— Begin —

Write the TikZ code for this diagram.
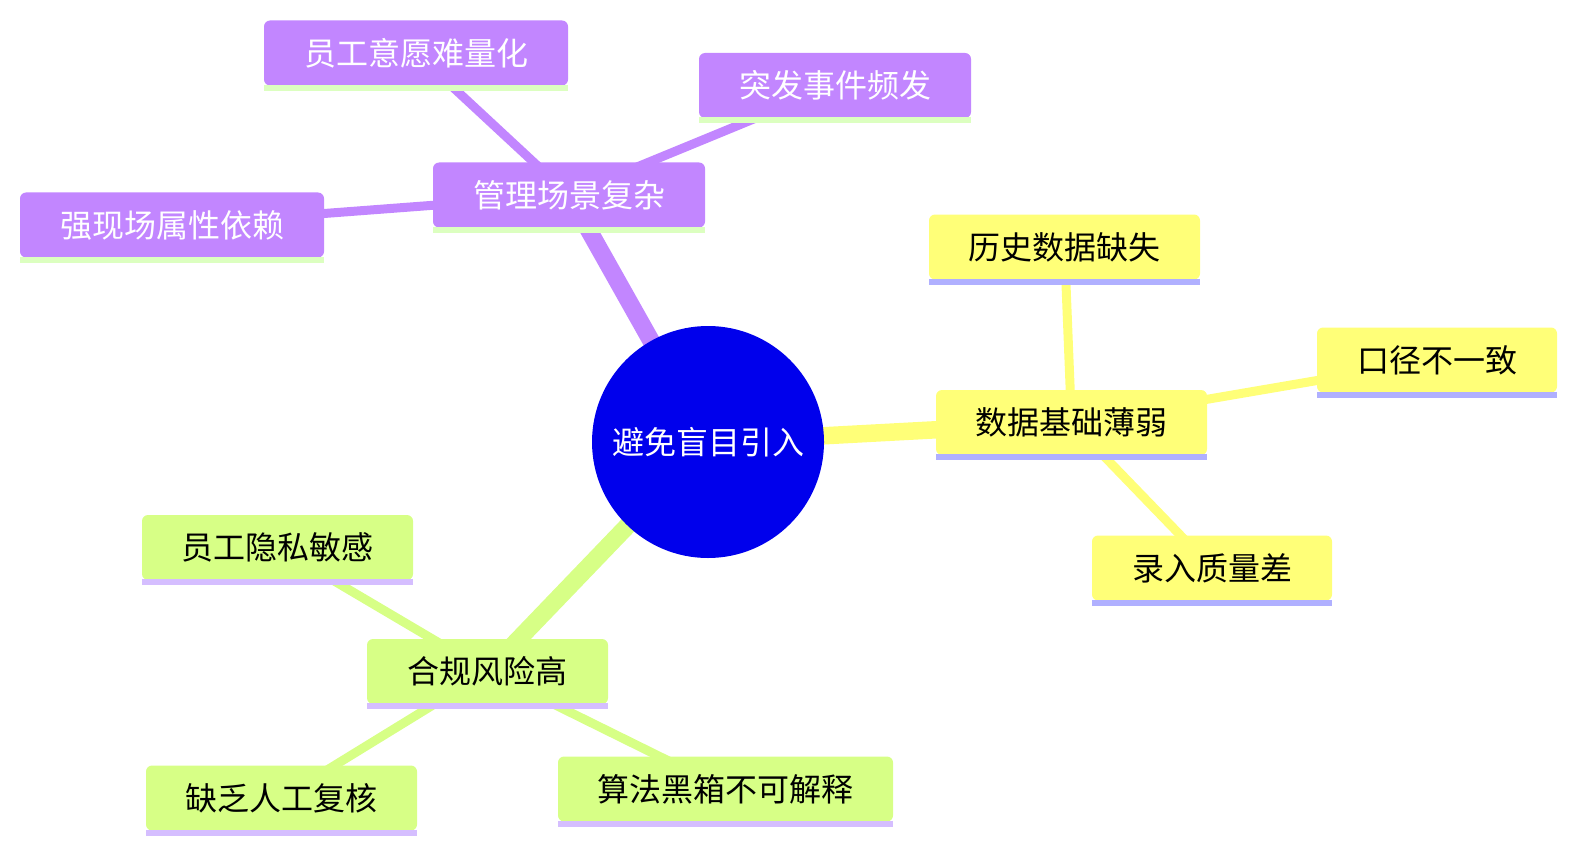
\documentclass[tikz,border=0pt]{standalone}
\usepackage{fontspec}
\setmainfont{Noto Sans CJK SC}
\usetikzlibrary{backgrounds}
\definecolor{rootblue}{HTML}{0000EC}
\definecolor{purp}{HTML}{C286FF}
\definecolor{yel}{HTML}{FFFF78}
\definecolor{grn}{HTML}{D7FF86}
\definecolor{purpU}{HTML}{DCFFC0}
\definecolor{yelU}{HTML}{B0B0FF}
\definecolor{grnU}{HTML}{D5BEFF}
\tikzset{
  box/.style={rectangle, rounded corners=6pt, minimum height=65pt, inner sep=0pt, font=\fontsize{32}{36}\selectfont},
  pbox/.style={box, fill=purp, text=white},
  ybox/.style={box, fill=yel, text=black},
  gbox/.style={box, fill=grn, text=black},
  rootnode/.style={circle, fill=rootblue, text=white, minimum size=232pt, inner sep=0pt, font=\fontsize{32}{36}\selectfont},
  rootedge/.style={line width=17.5pt},
  childedge/.style={line width=9pt},
}
\newcommand{\uline}[2]{\fill[#2] ([yshift=1pt]#1.south west) rectangle ([yshift=-5pt]#1.south east);}
\begin{document}
\begin{tikzpicture}[x=1pt,y=-1pt]
\useasboundingbox (0,0) rectangle (1576,853);
% nodes
\node[rootnode] (root) at (708,442) {避免盲目引入};
\node[pbox, minimum width=272pt] (A) at (569,195) {管理场景复杂};
\node[pbox, minimum width=304pt] (A1) at (416,53) {员工意愿难量化};
\node[pbox, minimum width=272pt] (A2) at (835,85.5) {突发事件频发};
\node[pbox, minimum width=304pt] (A3) at (172,225) {强现场属性依赖};
\node[ybox, minimum width=271pt] (B) at (1071.5,422.5) {数据基础薄弱};
\node[ybox, minimum width=271pt] (B1) at (1064.5,247) {历史数据缺失};
\node[ybox, minimum width=240pt] (B2) at (1437,360) {口径不一致};
\node[ybox, minimum width=240pt] (B3) at (1212,568) {录入质量差};
\node[gbox, minimum width=241pt] (C) at (487.5,671.5) {合规风险高};
\node[gbox, minimum width=271pt] (C1) at (277.5,547.5) {员工隐私敏感};
\node[gbox, minimum width=271pt] (C2) at (281.5,798) {缺乏人工复核};
\node[gbox, minimum width=335pt] (C3) at (725.5,789) {算法黑箱不可解释};
% underlines
\uline{A}{purpU}\uline{A1}{purpU}\uline{A2}{purpU}\uline{A3}{purpU}
\uline{B}{yelU}\uline{B1}{yelU}\uline{B2}{yelU}\uline{B3}{yelU}
\uline{C}{grnU}\uline{C1}{grnU}\uline{C2}{grnU}\uline{C3}{grnU}
% edges behind
\begin{pgfonlayer}{background}
\draw[rootedge, purp] (root.center) -- (A.center);
\draw[rootedge, yel] (root.center) -- (B.center);
\draw[rootedge, grn] (root.center) -- (C.center);
\draw[childedge, purp] (A.center) -- (A1.center);
\draw[childedge, purp] (A.center) -- (A2.center);
\draw[childedge, purp] (A.center) -- (A3.center);
\draw[childedge, yel] (B.center) -- (B1.center);
\draw[childedge, yel] (B.center) -- (B2.center);
\draw[childedge, yel] (B.center) -- (B3.center);
\draw[childedge, grn] (C.center) -- (C1.center);
\draw[childedge, grn] (C.center) -- (C2.center);
\draw[childedge, grn] (C.center) -- (C3.center);
\end{pgfonlayer}
\end{tikzpicture}
\end{document}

— End —

> Given request: Transcribe the preceding listing in its entirety and with exact wording, leaving out pictures.

> Written response:
Write the TikZ code for this diagram.
\documentclass[tikz,border=0pt]{standalone}
\usepackage{fontspec}
\setmainfont{Noto Sans CJK SC}
\usetikzlibrary{backgrounds}
\definecolor{rootblue}{HTML}{0000EC}
\definecolor{purp}{HTML}{C286FF}
\definecolor{yel}{HTML}{FFFF78}
\definecolor{grn}{HTML}{D7FF86}
\definecolor{purpU}{HTML}{DCFFC0}
\definecolor{yelU}{HTML}{B0B0FF}
\definecolor{grnU}{HTML}{D5BEFF}
\tikzset{
  box/.style={rectangle, rounded corners=6pt, minimum height=65pt, inner sep=0pt, font=\fontsize{32}{36}\selectfont},
  pbox/.style={box, fill=purp, text=white},
  ybox/.style={box, fill=yel, text=black},
  gbox/.style={box, fill=grn, text=black},
  rootnode/.style={circle, fill=rootblue, text=white, minimum size=232pt, inner sep=0pt, font=\fontsize{32}{36}\selectfont},
  rootedge/.style={line width=17.5pt},
  childedge/.style={line width=9pt},
}
\newcommand{\uline}[2]{\fill[#2] ([yshift=1pt]#1.south west) rectangle ([yshift=-5pt]#1.south east);}
\begin{document}
\begin{tikzpicture}[x=1pt,y=-1pt]
\useasboundingbox (0,0) rectangle (1576,853);
% nodes
\node[rootnode] (root) at (708,442) {避免盲目引入};
\node[pbox, minimum width=272pt] (A) at (569,195) {管理场景复杂};
\node[pbox, minimum width=304pt] (A1) at (416,53) {员工意愿难量化};
\node[pbox, minimum width=272pt] (A2) at (835,85.5) {突发事件频发};
\node[pbox, minimum width=304pt] (A3) at (172,225) {强现场属性依赖};
\node[ybox, minimum width=271pt] (B) at (1071.5,422.5) {数据基础薄弱};
\node[ybox, minimum width=271pt] (B1) at (1064.5,247) {历史数据缺失};
\node[ybox, minimum width=240pt] (B2) at (1437,360) {口径不一致};
\node[ybox, minimum width=240pt] (B3) at (1212,568) {录入质量差};
\node[gbox, minimum width=241pt] (C) at (487.5,671.5) {合规风险高};
\node[gbox, minimum width=271pt] (C1) at (277.5,547.5) {员工隐私敏感};
\node[gbox, minimum width=271pt] (C2) at (281.5,798) {缺乏人工复核};
\node[gbox, minimum width=335pt] (C3) at (725.5,789) {算法黑箱不可解释};
% underlines
\uline{A}{purpU}\uline{A1}{purpU}\uline{A2}{purpU}\uline{A3}{purpU}
\uline{B}{yelU}\uline{B1}{yelU}\uline{B2}{yelU}\uline{B3}{yelU}
\uline{C}{grnU}\uline{C1}{grnU}\uline{C2}{grnU}\uline{C3}{grnU}
% edges behind
\begin{pgfonlayer}{background}
\draw[rootedge, purp] (root.center) -- (A.center);
\draw[rootedge, yel] (root.center) -- (B.center);
\draw[rootedge, grn] (root.center) -- (C.center);
\draw[childedge, purp] (A.center) -- (A1.center);
\draw[childedge, purp] (A.center) -- (A2.center);
\draw[childedge, purp] (A.center) -- (A3.center);
\draw[childedge, yel] (B.center) -- (B1.center);
\draw[childedge, yel] (B.center) -- (B2.center);
\draw[childedge, yel] (B.center) -- (B3.center);
\draw[childedge, grn] (C.center) -- (C1.center);
\draw[childedge, grn] (C.center) -- (C2.center);
\draw[childedge, grn] (C.center) -- (C3.center);
\end{pgfonlayer}
\end{tikzpicture}
\end{document}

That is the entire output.